**Data for this task**
━━━━━━

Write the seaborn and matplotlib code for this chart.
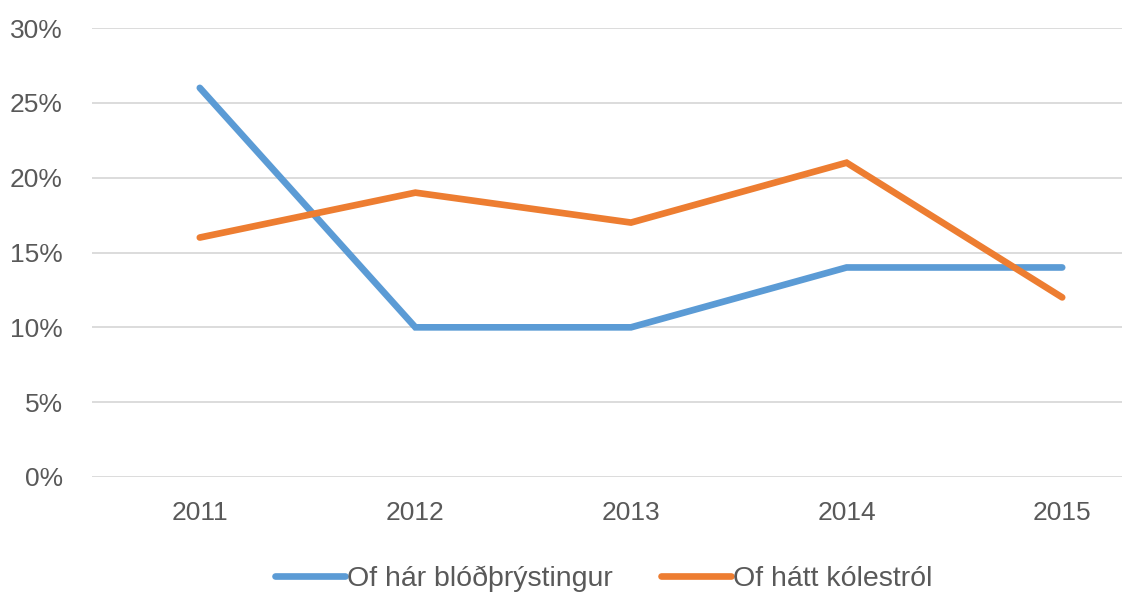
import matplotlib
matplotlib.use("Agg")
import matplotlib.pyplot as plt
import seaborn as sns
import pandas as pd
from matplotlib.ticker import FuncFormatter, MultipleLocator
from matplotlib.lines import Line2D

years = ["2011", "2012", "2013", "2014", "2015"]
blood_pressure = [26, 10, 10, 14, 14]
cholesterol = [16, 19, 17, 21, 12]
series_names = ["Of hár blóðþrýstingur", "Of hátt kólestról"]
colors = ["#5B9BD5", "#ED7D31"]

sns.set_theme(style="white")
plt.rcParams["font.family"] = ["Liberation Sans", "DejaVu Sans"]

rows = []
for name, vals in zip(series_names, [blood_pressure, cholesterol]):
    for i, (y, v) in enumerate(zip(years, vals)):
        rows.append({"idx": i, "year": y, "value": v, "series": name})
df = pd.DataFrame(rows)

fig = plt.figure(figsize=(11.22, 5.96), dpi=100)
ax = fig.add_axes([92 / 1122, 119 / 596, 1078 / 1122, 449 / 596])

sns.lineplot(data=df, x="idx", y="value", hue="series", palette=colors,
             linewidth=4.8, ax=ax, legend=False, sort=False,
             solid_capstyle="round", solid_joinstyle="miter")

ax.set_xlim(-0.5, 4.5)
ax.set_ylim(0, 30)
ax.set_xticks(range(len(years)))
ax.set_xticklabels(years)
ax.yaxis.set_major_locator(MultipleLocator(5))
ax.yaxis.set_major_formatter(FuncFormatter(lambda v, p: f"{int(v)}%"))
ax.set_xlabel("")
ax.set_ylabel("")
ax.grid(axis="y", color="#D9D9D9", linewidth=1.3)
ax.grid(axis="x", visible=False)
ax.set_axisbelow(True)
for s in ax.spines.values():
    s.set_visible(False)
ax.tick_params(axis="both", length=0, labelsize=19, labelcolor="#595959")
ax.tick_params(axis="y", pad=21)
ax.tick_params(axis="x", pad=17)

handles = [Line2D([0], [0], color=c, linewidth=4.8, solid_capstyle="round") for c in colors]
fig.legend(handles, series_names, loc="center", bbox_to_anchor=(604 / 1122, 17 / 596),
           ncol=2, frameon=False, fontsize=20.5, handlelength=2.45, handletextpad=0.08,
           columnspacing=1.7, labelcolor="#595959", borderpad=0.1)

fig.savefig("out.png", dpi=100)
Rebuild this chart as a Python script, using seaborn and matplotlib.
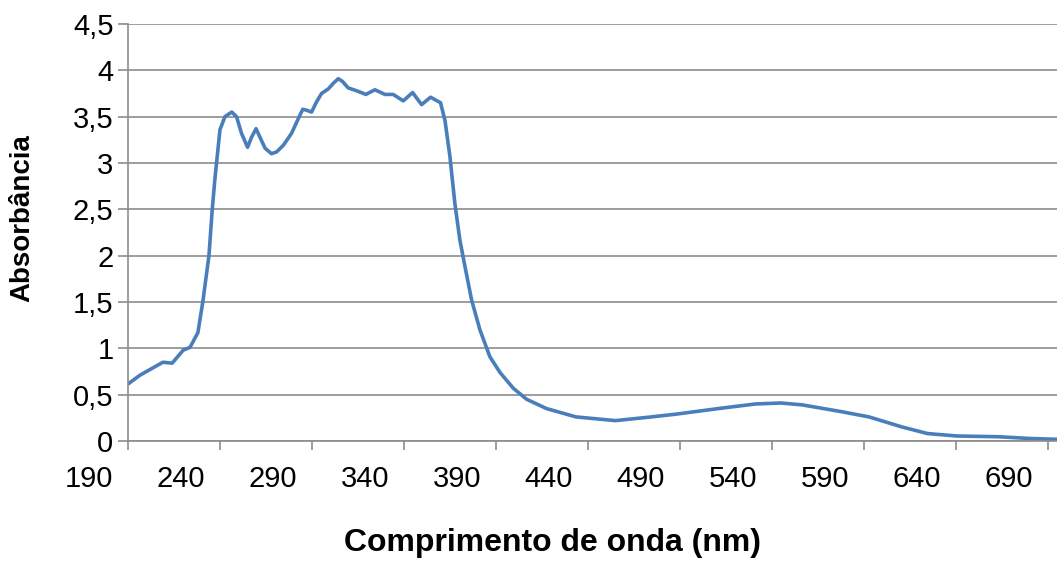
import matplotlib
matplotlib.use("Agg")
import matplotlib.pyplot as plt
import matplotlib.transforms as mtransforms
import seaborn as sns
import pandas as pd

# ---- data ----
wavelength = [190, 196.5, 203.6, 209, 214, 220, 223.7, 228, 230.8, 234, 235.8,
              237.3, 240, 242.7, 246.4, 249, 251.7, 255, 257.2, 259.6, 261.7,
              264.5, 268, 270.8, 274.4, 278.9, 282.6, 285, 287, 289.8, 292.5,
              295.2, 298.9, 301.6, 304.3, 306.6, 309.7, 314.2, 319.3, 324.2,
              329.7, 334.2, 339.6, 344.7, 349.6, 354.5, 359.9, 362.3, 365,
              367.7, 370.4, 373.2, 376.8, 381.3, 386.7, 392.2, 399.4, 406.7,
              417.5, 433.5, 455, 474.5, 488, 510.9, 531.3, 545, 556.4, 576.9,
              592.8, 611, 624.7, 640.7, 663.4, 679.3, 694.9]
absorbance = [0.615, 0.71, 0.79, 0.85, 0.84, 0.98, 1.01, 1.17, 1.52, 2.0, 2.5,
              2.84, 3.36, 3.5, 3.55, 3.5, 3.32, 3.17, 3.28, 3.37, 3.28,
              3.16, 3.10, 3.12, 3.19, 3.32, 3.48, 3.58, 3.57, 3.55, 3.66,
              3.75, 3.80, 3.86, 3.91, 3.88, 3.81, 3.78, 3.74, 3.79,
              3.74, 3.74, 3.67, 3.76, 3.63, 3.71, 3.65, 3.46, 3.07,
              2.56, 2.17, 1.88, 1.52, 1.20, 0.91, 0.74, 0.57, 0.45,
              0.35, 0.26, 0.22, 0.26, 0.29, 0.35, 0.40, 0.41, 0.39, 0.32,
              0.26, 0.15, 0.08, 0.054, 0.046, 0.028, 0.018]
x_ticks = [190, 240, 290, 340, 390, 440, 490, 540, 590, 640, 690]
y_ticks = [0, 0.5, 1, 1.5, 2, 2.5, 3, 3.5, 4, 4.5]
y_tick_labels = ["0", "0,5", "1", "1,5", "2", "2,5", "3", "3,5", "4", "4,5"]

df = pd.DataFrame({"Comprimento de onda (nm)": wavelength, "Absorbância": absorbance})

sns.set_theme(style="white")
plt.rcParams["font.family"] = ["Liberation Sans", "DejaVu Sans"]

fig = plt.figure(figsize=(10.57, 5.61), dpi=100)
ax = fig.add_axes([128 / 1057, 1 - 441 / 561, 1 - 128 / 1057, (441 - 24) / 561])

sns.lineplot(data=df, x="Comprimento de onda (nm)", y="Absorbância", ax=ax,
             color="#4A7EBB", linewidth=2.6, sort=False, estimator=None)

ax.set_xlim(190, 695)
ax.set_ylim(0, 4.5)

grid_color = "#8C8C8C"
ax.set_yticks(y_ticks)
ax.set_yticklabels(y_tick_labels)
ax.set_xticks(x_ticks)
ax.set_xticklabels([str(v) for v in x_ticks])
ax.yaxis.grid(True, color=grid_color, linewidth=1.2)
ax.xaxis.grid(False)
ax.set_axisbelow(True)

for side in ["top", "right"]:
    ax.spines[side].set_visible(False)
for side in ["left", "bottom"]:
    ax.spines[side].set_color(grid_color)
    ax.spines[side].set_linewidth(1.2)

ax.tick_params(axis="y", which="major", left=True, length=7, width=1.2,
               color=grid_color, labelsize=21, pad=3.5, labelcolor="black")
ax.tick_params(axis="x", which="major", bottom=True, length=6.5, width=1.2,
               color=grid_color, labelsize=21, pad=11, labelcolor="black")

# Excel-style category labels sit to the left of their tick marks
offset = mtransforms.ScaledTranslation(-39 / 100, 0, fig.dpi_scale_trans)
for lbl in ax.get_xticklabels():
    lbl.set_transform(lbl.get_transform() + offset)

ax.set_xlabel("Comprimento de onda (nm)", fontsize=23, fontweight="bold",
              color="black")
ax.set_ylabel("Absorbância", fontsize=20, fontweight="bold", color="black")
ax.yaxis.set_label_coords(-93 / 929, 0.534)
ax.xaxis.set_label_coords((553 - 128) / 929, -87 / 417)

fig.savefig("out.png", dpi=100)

━━━━━━

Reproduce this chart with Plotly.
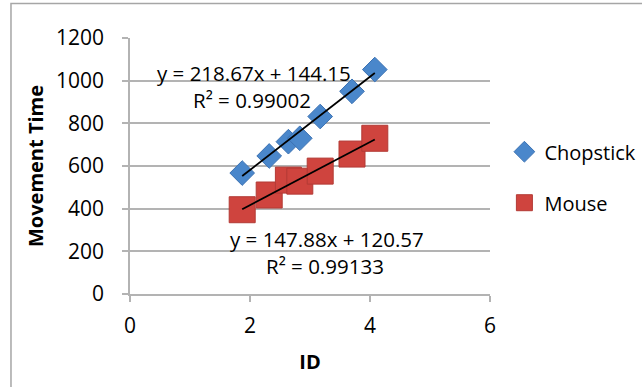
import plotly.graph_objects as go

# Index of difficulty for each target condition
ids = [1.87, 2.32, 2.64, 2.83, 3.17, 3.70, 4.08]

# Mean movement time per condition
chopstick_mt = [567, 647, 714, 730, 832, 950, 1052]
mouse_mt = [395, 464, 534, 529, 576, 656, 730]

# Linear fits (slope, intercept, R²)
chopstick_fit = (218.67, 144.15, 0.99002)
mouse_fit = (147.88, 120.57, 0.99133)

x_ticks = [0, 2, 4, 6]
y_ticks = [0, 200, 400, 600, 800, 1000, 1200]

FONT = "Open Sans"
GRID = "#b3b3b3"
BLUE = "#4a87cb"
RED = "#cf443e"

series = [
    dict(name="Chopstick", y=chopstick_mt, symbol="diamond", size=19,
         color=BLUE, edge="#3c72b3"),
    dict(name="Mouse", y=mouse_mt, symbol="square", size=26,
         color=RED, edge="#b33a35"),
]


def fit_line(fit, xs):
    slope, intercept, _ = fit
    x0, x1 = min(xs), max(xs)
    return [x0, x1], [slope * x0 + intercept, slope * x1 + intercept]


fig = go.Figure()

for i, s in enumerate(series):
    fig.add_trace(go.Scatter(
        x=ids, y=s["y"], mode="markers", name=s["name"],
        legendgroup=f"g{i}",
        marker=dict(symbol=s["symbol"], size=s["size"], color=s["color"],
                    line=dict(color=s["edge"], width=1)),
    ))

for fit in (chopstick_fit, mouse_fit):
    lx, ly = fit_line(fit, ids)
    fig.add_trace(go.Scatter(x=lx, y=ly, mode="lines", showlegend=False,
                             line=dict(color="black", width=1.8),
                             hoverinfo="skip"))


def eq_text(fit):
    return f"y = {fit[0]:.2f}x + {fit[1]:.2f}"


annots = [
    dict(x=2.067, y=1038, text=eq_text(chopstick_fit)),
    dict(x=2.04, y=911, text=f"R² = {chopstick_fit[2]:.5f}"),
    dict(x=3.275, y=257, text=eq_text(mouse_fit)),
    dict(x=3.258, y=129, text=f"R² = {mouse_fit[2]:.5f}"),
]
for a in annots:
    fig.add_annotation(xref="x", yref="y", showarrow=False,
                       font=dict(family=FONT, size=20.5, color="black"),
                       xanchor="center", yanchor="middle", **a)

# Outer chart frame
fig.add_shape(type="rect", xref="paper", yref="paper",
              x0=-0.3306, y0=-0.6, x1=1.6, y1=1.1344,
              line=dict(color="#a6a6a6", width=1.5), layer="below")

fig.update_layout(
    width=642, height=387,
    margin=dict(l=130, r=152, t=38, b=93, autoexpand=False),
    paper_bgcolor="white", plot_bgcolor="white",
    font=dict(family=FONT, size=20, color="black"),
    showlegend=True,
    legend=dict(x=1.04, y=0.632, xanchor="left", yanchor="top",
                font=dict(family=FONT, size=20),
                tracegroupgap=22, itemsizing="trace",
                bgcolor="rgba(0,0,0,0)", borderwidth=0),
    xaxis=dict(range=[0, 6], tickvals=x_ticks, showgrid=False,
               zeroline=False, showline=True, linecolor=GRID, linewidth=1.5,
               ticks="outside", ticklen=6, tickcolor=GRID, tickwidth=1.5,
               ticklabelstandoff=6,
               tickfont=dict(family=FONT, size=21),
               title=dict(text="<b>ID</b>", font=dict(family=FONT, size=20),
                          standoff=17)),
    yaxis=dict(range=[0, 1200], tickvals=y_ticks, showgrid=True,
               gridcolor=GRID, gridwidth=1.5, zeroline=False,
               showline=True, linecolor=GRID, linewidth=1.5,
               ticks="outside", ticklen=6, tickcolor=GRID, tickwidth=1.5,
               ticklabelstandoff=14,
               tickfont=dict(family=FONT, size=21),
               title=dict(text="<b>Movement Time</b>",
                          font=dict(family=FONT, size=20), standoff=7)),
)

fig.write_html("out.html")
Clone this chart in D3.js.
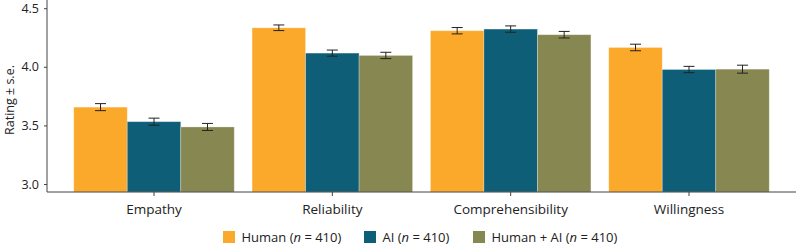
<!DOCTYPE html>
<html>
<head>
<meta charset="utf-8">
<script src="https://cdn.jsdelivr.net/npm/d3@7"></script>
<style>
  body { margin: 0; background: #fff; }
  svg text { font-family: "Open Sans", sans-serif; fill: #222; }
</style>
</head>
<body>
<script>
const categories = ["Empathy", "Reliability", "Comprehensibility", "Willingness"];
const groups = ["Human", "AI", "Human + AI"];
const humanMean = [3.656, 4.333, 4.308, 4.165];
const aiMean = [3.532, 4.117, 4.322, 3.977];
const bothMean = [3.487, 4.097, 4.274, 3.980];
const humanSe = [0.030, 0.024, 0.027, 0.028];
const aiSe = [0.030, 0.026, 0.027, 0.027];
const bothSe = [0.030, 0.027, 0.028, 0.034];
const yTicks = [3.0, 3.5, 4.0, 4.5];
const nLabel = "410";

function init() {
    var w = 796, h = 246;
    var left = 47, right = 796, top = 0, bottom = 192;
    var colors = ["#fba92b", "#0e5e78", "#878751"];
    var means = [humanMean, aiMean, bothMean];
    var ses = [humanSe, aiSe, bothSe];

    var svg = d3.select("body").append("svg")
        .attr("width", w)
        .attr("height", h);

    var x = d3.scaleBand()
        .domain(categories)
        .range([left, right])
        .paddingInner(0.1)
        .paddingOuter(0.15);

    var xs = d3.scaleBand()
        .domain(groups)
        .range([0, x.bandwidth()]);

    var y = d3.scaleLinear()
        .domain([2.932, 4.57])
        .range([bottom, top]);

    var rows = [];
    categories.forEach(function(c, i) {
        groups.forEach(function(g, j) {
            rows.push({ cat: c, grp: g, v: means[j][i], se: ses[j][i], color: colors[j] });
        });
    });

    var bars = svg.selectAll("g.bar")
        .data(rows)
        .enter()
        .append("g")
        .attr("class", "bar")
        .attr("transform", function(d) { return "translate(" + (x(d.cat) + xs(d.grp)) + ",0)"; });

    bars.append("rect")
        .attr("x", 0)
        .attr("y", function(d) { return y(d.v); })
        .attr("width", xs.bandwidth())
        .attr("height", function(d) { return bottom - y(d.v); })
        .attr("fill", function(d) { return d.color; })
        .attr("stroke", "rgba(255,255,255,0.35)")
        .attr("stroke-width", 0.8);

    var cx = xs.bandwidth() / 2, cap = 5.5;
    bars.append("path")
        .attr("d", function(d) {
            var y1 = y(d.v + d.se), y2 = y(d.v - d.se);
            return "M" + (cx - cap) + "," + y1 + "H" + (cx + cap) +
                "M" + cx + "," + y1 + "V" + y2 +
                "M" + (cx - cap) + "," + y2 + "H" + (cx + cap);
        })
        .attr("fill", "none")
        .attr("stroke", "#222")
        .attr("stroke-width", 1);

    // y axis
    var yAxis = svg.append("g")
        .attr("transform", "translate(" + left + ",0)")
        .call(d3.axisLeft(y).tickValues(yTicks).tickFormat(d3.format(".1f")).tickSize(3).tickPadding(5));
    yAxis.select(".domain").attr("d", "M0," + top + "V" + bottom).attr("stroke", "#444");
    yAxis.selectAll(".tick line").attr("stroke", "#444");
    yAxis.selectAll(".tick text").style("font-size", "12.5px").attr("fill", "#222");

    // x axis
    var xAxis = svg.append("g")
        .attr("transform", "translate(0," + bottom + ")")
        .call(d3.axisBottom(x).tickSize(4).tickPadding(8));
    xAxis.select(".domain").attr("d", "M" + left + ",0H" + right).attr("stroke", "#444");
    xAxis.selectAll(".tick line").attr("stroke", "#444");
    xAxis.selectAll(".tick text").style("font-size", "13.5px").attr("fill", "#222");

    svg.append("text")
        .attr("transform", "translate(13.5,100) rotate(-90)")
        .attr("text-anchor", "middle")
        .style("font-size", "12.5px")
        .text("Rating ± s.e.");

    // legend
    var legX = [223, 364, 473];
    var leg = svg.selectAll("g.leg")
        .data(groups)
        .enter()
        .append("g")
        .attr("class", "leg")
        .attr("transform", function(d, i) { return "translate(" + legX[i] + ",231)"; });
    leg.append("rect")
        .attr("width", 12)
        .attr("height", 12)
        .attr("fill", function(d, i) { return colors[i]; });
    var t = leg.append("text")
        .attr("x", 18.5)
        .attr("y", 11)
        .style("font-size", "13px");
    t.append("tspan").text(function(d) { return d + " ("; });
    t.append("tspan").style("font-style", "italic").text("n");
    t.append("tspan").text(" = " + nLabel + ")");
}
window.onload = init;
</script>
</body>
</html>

━━━━━━

**Given request**
Copy only what runs above from the line containing "Reproduce this chart with Plotly." through the line containing "y_ticks = [0, 200, 400, 600, 800, 1000, 1200]", exactly. Leave out the pictures.

**Response**
Reproduce this chart with Plotly.
import plotly.graph_objects as go

# Index of difficulty for each target condition
ids = [1.87, 2.32, 2.64, 2.83, 3.17, 3.70, 4.08]

# Mean movement time per condition
chopstick_mt = [567, 647, 714, 730, 832, 950, 1052]
mouse_mt = [395, 464, 534, 529, 576, 656, 730]

# Linear fits (slope, intercept, R²)
chopstick_fit = (218.67, 144.15, 0.99002)
mouse_fit = (147.88, 120.57, 0.99133)

x_ticks = [0, 2, 4, 6]
y_ticks = [0, 200, 400, 600, 800, 1000, 1200]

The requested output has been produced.